Let's rewrite string_to_min_hash to include a seed parameter that "salts" the hash function.

In [23]:
def string_to_min_hash(Astr, k, seed=0):
return min([mmh3.hash(Astr[i:i+k], seed) for i in xrange(len(Astr)-k+1)])


Now we can call string_to_min_hash with various hash functions, or various saltings of the same function.

In [24]:
[string_to_min_hash("hello", 3, k) for k in xrange(10, 20)]

Out[24]:
[-1948827108,
-1610908706,
-1823680268,
-1885168061,
-1068521670,
-1692363780,
-1923178236,
-85412340,
-1121674942,
-2094403364]
In [25]:
def jaccard_min_kmer_hashes(Astr, Bstr, k, seeds=[0]):
tot = sum(string_to_min_hash(Astr, k, seed) == string_to_min_hash(Bstr, k, seed) for seed in seeds)
return float(tot) / len(seeds)

In [26]:
jaccard_min_kmer_hashes("ABC", "ABD", 2, seeds=xrange(10))

Out[26]:
0.3

Not a terrible estimate.

In [27]:
jaccard_min_kmer_hashes("ABC", "ABD", 2, seeds=xrange(100))

Out[27]:
0.38

Again, not terrible.

In [28]:
jaccard_min_kmer_hashes("ABC", "ABD", 2, seeds=xrange(10000))

Out[28]:
0.3299

A very good estimate: off by only about 1%.
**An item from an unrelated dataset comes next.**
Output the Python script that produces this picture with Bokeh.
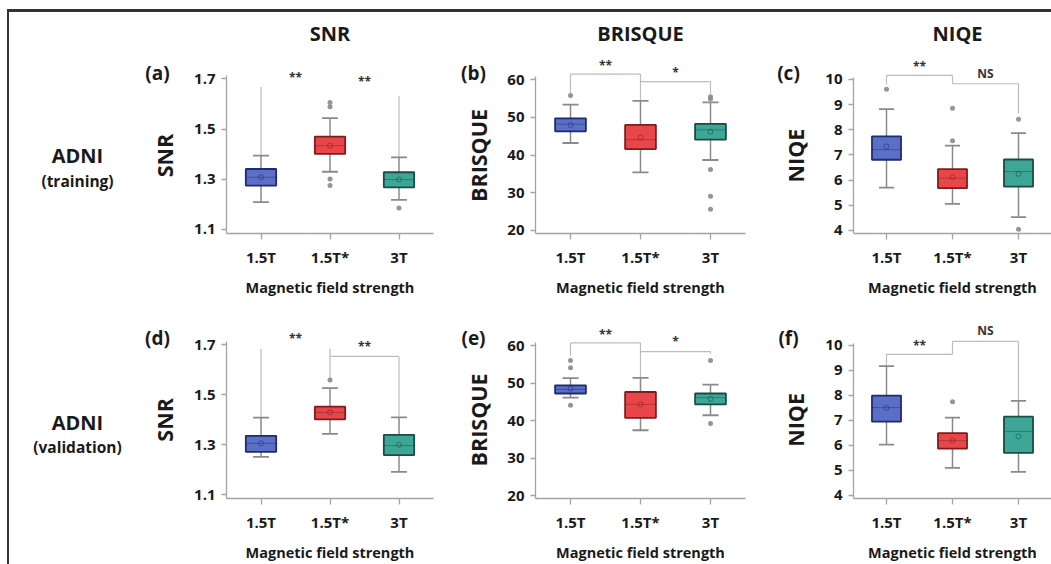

Why does this function give an estimate of Jaccard similarity? Each hash function permutes the ordering of the $k$-mers differently. For each permutation, some $k$-mer from the union of all $k$-mers becomes the minimal one. By calculating the fraction of the hash functions for which this minimal $k$-mer is present in both sets, we're estimating the size of the intersection divided by the size of the union: the Jaccard similarity.

In [29]:
def random_jaccard_kmer(length, k):
str1 = ''.join([random.choice('ACGT') for _ in xrange(length)])
return str1, str2, jaccard_min_kmer_hashes(str1, str2, k, seeds=xrange(10))

import timeit
timeit.timeit('random_jaccard_kmer(1000, 10)',
setup='''
from __main__ import random_jaccard_kmer;
import random;
random.seed(223)''',
number=10000)

Out[29]:
70.54861879348755

It's slower than what we had before, but for sufficiently large sets it could be faster.